1sttimer think about it.....how could the yield be higher on convertible bonds, which are senior to equity??
ehc0791 if the underlying stock yield is higher than the convertable bonds, the bonds are most likely being converted. So a is true.
steved333 My understanding of B is that if there is a major upswing in the price of the stock, the bonds will be converted, thus participation. Anyone disagree?
Kaont Yield on convertible bond normally always higher than stocks - It is because in most of the case, the only reason for a company to raise capital through convertible bond is because public/instituational investors do not have enough confidence in the company itself. In order to seek for new capital, it needs to have a higher yield and some types of promising in returning of capital.

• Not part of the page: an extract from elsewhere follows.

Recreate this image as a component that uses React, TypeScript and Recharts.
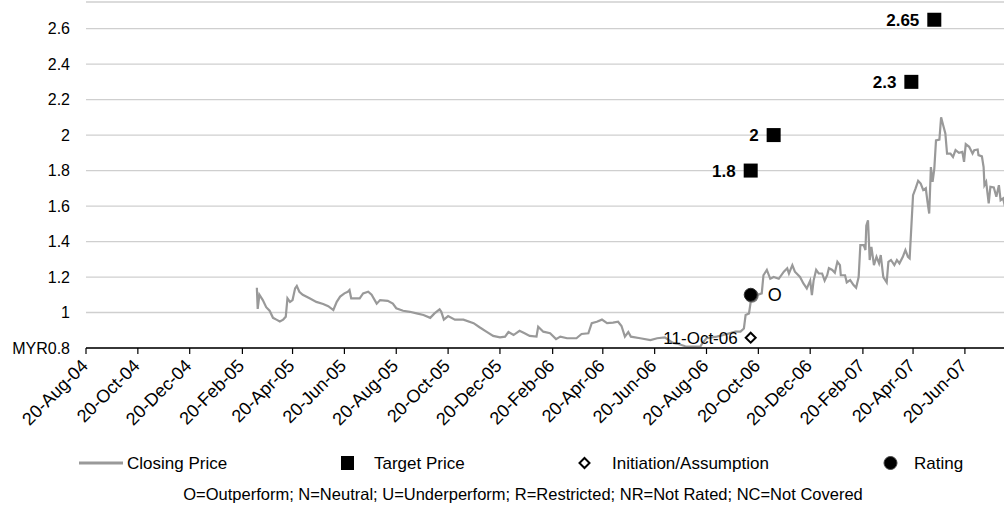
import React from 'react';
import { ComposedChart, Line, Scatter, XAxis, YAxis, CartesianGrid } from 'recharts';

const FONT = "'Liberation Sans', Arial, sans-serif";
const START = Date.UTC(2004, 7, 20);
const DAY = 86400000;
const toDay = (iso: string) => Math.round((Date.parse(iso + 'T00:00:00Z') - START) / DAY);

const tickDates = [
  '2004-08-20', '2004-10-20', '2004-12-20', '2005-02-20', '2005-04-20', '2005-06-20',
  '2005-08-20', '2005-10-20', '2005-12-20', '2006-02-20', '2006-04-20', '2006-06-20',
  '2006-08-20', '2006-10-20', '2006-12-20', '2007-02-20', '2007-04-20', '2007-06-20',
];
const tickLabels = [
  '20-Aug-04', '20-Oct-04', '20-Dec-04', '20-Feb-05', '20-Apr-05', '20-Jun-05',
  '20-Aug-05', '20-Oct-05', '20-Dec-05', '20-Feb-06', '20-Apr-06', '20-Jun-06',
  '20-Aug-06', '20-Oct-06', '20-Dec-06', '20-Feb-07', '20-Apr-07', '20-Jun-07',
];
const axisEndDate = '2007-08-05';
const yTicks = [0.8, 1, 1.2, 1.4, 1.6, 1.8, 2, 2.2, 2.4, 2.6];
const yMax = 2.75;

// closing price: days since 20-Aug-04, price in MYR
const priceDays = [
  201, 202, 204, 208, 212, 216, 220, 224, 228, 232, 235, 237, 240, 243, 246, 248, 251, 255, 263, 271,
  279, 285, 291, 295, 299, 304, 308, 310, 312, 322, 326, 332, 336, 342, 346, 355, 361, 365, 373, 381,
  389, 397, 405, 410, 416, 418, 421, 426, 434, 444, 456, 463, 471, 479, 487, 493, 497, 503, 510, 516,
  522, 530, 532, 538, 546, 553, 558, 566, 577, 583, 591, 595, 601, 607, 613, 620, 626, 630, 634, 638,
  641, 652, 664, 672, 681, 690, 695, 705, 714, 723, 725, 730, 742, 750, 764, 770, 774, 776, 780, 782,
  784, 789, 795, 797, 801, 805, 809, 815, 821, 825, 827, 831, 834, 840, 844, 848, 852, 854, 856, 859,
  862, 866, 869, 872, 874, 878, 881, 884, 887, 888, 893, 895, 899, 903, 906, 909, 911, 915, 917, 918,
  920, 922, 924, 927, 930, 933, 935, 938, 942, 944, 947, 951, 954, 957, 961, 964, 967, 969, 971, 973,
  976, 979, 982, 985, 988, 990, 992, 994, 996, 998, 1000, 1004, 1006, 1009, 1011, 1013, 1017, 1020, 1023, 1027,
  1031, 1033, 1035, 1039, 1043, 1045, 1049, 1050, 1054, 1056, 1057, 1059, 1062, 1064, 1068, 1071, 1074, 1076, 1079, 1081,
];
const priceValues = [
  1.14, 1.02, 1.10, 1.07, 1.03, 1.01, 0.97, 0.96, 0.95, 0.96, 0.976, 1.08, 1.06, 1.07, 1.136, 1.15, 1.117, 1.10, 1.08, 1.06,
  1.048, 1.036, 1.014, 1.06, 1.09, 1.108, 1.117, 1.127, 1.08, 1.08, 1.108, 1.117, 1.10, 1.05, 1.07, 1.066, 1.05, 1.024, 1.01, 1.004,
  0.995, 0.986, 0.97, 0.995, 1.018, 1.004, 0.96, 0.98, 0.96, 0.96, 0.94, 0.917, 0.892, 0.868, 0.86, 0.864, 0.89, 0.873, 0.897, 0.883,
  0.868, 0.864, 0.92, 0.892, 0.883, 0.85, 0.864, 0.855, 0.855, 0.879, 0.883, 0.94, 0.948, 0.96, 0.94, 0.943, 0.948, 0.924, 0.864, 0.89,
  0.864, 0.855, 0.845, 0.855, 0.86, 0.83, 0.825, 0.81, 0.808, 0.81, 0.826, 0.855, 0.864, 0.873, 0.892, 0.892, 0.91, 0.986, 0.995, 1.06,
  1.098, 1.098, 1.108, 1.21, 1.24, 1.19, 1.2, 1.19, 1.23, 1.249, 1.22, 1.267, 1.23, 1.2, 1.164, 1.136, 1.18, 1.098, 1.18, 1.24,
  1.22, 1.22, 1.18, 1.21, 1.25, 1.24, 1.224, 1.286, 1.267, 1.21, 1.21, 1.17, 1.183, 1.155, 1.14, 1.2, 1.38, 1.38, 1.352, 1.49,
  1.52, 1.296, 1.37, 1.267, 1.314, 1.277, 1.324, 1.2, 1.17, 1.286, 1.296, 1.267, 1.296, 1.277, 1.314, 1.352, 1.314, 1.305, 1.483, 1.661,
  1.70, 1.742, 1.727, 1.69, 1.70, 1.624, 1.558, 1.82, 1.736, 1.81, 1.97, 1.975, 2.10, 2.046, 2.009, 1.896, 1.896, 1.877, 1.915, 1.90,
  1.905, 1.849, 1.949, 1.934, 1.896, 1.915, 1.919, 1.887, 1.88, 1.82, 1.718, 1.736, 1.615, 1.708, 1.705, 1.652, 1.718, 1.633, 1.643, 1.60,
];

const targetDates = ['2006-10-11', '2006-11-07', '2007-04-18', '2007-05-15'];
const targetValues = [1.8, 2, 2.3, 2.65];
const targetLabels = ['1.8', '2', '2.3', '2.65'];

const initiationDates = ['2006-10-11'];
const initiationValues = [0.858];
const initiationLabels = ['11-Oct-06'];

const ratingDates = ['2006-10-11'];
const ratingValues = [1.1];
const ratingLabels = ['O'];

const legendNames = ['Closing Price', 'Target Price', 'Initiation/Assumption', 'Rating'];
const footnote = 'O=Outperform; N=Neutral; U=Underperform; R=Restricted; NR=Not Rated; NC=Not Covered';

const tickDays = tickDates.map(toDay);
const priceData = priceDays.map((d, i) => ({ day: d, price: priceValues[i] }));
const targetData = targetDates.map((d, i) => ({ day: toDay(d), target: targetValues[i], label: targetLabels[i] }));
const initiationData = initiationDates.map((d, i) => ({ day: toDay(d), init: initiationValues[i], label: initiationLabels[i] }));
const ratingData = ratingDates.map((d, i) => ({ day: toDay(d), rating: ratingValues[i], label: ratingLabels[i] }));

const LINE_COLOR = '#999999';

const XTick = (props: any) => {
  const { x, y, payload } = props;
  const idx = tickDays.indexOf(payload.value);
  const ax = x + 3;
  const ay = y + 11;
  return (
    <text x={ax} y={ay} transform={`rotate(-45 ${ax} ${ay})`} textAnchor="end" fontSize={18} fill="#000" fontFamily={FONT}>
      {idx >= 0 ? tickLabels[idx] : ''}
    </text>
  );
};

const YTick = (props: any) => {
  const { x, y, payload } = props;
  const v = payload.value;
  const s = v === 0.8 ? 'MYR0.8' : String(v);
  return (
    <text x={x} y={y} dy="0.35em" textAnchor="end" fontSize={16} fill="#000" fontFamily={FONT}>{s}</text>
  );
};

const TargetShape = (props: any) => {
  const { cx, cy, payload } = props;
  if (cx == null || cy == null) return null;
  return (
    <g>
      <rect x={cx - 7} y={cy - 7} width={14} height={14} fill="#000" />
      <text x={cx - 15} y={cy} dy="0.35em" textAnchor="end" fontSize={17} fontWeight="bold" fill="#000" fontFamily={FONT}>{payload.label}</text>
    </g>
  );
};

const InitShape = (props: any) => {
  const { cx, cy, payload } = props;
  if (cx == null || cy == null) return null;
  return (
    <g>
      <text x={cx - 13} y={cy} dy="0.35em" textAnchor="end" fontSize={17} fill="#000" fontFamily={FONT}>{payload.label}</text>
      <polygon points={`${cx},${cy - 5} ${cx + 5},${cy} ${cx},${cy + 5} ${cx - 5},${cy}`} fill="#fff" stroke="#000" strokeWidth={2} />
    </g>
  );
};

const RatingShape = (props: any) => {
  const { cx, cy, payload } = props;
  if (cx == null || cy == null) return null;
  return (
    <g>
      <circle cx={cx + 1} cy={cy + 1} r={7} fill="#777" />
      <circle cx={cx} cy={cy} r={6.5} fill="#000" stroke="#333" strokeWidth={1} />
      <text x={cx + 17} y={cy} dy="0.35em" textAnchor="start" fontSize={18} fill="#000" fontFamily={FONT}>{payload.label}</text>
    </g>
  );
};

export default function App() {
  return (
    <div style={{ position: 'absolute', left: 0, top: 0, width: 1004, height: 508, background: '#fff', fontFamily: FONT, overflow: 'hidden' }}>
      <ComposedChart width={1004} height={440} margin={{ top: 2, right: 0, bottom: 0, left: 0 }}>
        <CartesianGrid horizontal vertical={false} stroke="#cfcfcf" strokeWidth={1.3} />
        <XAxis
          type="number"
          dataKey="day"
          domain={[0, toDay(axisEndDate)]}
          ticks={tickDays}
          interval={0}
          allowDataOverflow
          height={92}
          axisLine={{ stroke: '#000', strokeWidth: 1.5 }}
          tickLine={{ stroke: '#000', strokeWidth: 1.2 }}
          tickSize={6}
          tick={<XTick />}
        />
        <YAxis
          type="number"
          domain={[0.8, yMax]}
          ticks={yTicks}
          interval={0}
          allowDataOverflow
          width={86}
          axisLine={false}
          tickLine={false}
          tickMargin={10}
          tick={<YTick />}
        />
        <Line data={priceData} dataKey="price" stroke={LINE_COLOR} strokeWidth={2.2} dot={false} activeDot={false} isAnimationActive={false} />
        <Scatter data={ratingData} dataKey="rating" shape={<RatingShape />} isAnimationActive={false} />
        <Scatter data={initiationData} dataKey="init" shape={<InitShape />} isAnimationActive={false} />
        <Scatter data={targetData} dataKey="target" shape={<TargetShape />} isAnimationActive={false} />
      </ComposedChart>
      <svg width={1004} height={68} style={{ position: 'absolute', left: 0, top: 440 }}>
        <line x1={79} y1={23} x2={123} y2={23} stroke={LINE_COLOR} strokeWidth={3} />
        <text x={127} y={23} dy="0.35em" fontSize={17} fill="#000" fontFamily={FONT}>{legendNames[0]}</text>
        <rect x={341} y={16} width={13} height={14} fill="#000" />
        <text x={374} y={23} dy="0.35em" fontSize={17} fill="#000" fontFamily={FONT}>{legendNames[1]}</text>
        <polygon points="584.5,18 589.5,23 584.5,28 579.5,23" fill="#fff" stroke="#000" strokeWidth={2} />
        <text x={612} y={23} dy="0.35em" fontSize={17} fill="#000" fontFamily={FONT}>{legendNames[2]}</text>
        <circle cx={890.5} cy={23} r={6.5} fill="#000" stroke="#444" strokeWidth={1} />
        <text x={914} y={23} dy="0.35em" fontSize={17} fill="#000" fontFamily={FONT}>{legendNames[3]}</text>
        <text x={523} y={54} dy="0.35em" textAnchor="middle" fontSize={16.5} fill="#000" fontFamily={FONT}>{footnote}</text>
      </svg>
    </div>
  );
}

Thus yield is higher than stock and it is a bond. Please refer to the 2008 capital injection events for Citigroup/MBIA/JP Morgan...
JHeld Think about A for just a minute. The callable bond give the holder the RIGHT to the yield in the stock as well as the yield on the bond...
king100 Still not sure why A would be true. I think everyone is in agreement on why the yield on a convertible is lower than for a non-convertible (the conversion option has value). Similary, I would have thought that the yield would be lower than than that of the underlying stock as the holder of the convertible benefits from an increase in the stock price but has downside protection (ie it is less risky than a stock but benefits from the upside). I would have thought this would imply a lower yield for the convertible. Can someone please explain what I am missing here?
jayj001 I'm confused also. Assuming the yield is inversely related to your height on the seniority pyramid, A is false?
michlam14 i agree with Kaont. A is initially a debt instrument with no voting rights and the yield should reflect that. unless the stock price raise sufficently, there's the risk it doesn't get converted into shares. I wish there's a "like" button so I can "like" Kaont's comment.
johntan1979 All the arguing about A... why NOT C?
jonan203 carpenter's rule:

measure twice, cut once

CFA level 1 writer's rule:

read twice, answer once
gill15 I agree with Johntan...I thought bonds were secured by Assets of issuing company....arent bonds always...
adidasler the previous question answered that geniuses ....
usually unsecured and subordinated debt ...
vadfir Convertibles have 3 basic attributes:
1) An upside potential that normally is less than that of the underlying comm. stock because convert. buyers pay premium for the conversion privilege
2)Less downside risk than the stock due to built-in price supports.
3)Yield is normally higher than that of the associated stock.
chcarnes @gill15 - an unsecured bond is a claim to cash flows of the firm. a secured bond is secured by a specific asset that will be liquidated as first priority to pay back bondholders. Key word is specific
fabsan Practitioners agree that the Return on any Asset class is 1st function or the risk. The yield or the Required rate of return on the convertible bond depends on the risk of the convertible bond. Everybody should agree that the convertible bond is less risky than the common stock of the same issuer (in any perspective). If market are efficient or even semi-efficient, the yield on the convertible cannot exceed the yield on the stock. At the same time, if th yield on the common stock is higher than the convertible bond yield we have an arbitrage condition (investors will buy the bond, convert it and sell the stock till there is no more arbitrage condition). I think the yield should relatively be the same for these 2, therefore A is not true.
sshetty2 1sttimers right, you cant compare debt to equity in terms of yield despite the convertibility factor; i messed up to i thought they were comparing convertibility to non-convertibility
curren0625 A is true, it is a common sense. In actual, coupon payment is generally higher than dividend, based on rational pricing. It's LV1, don't be complex.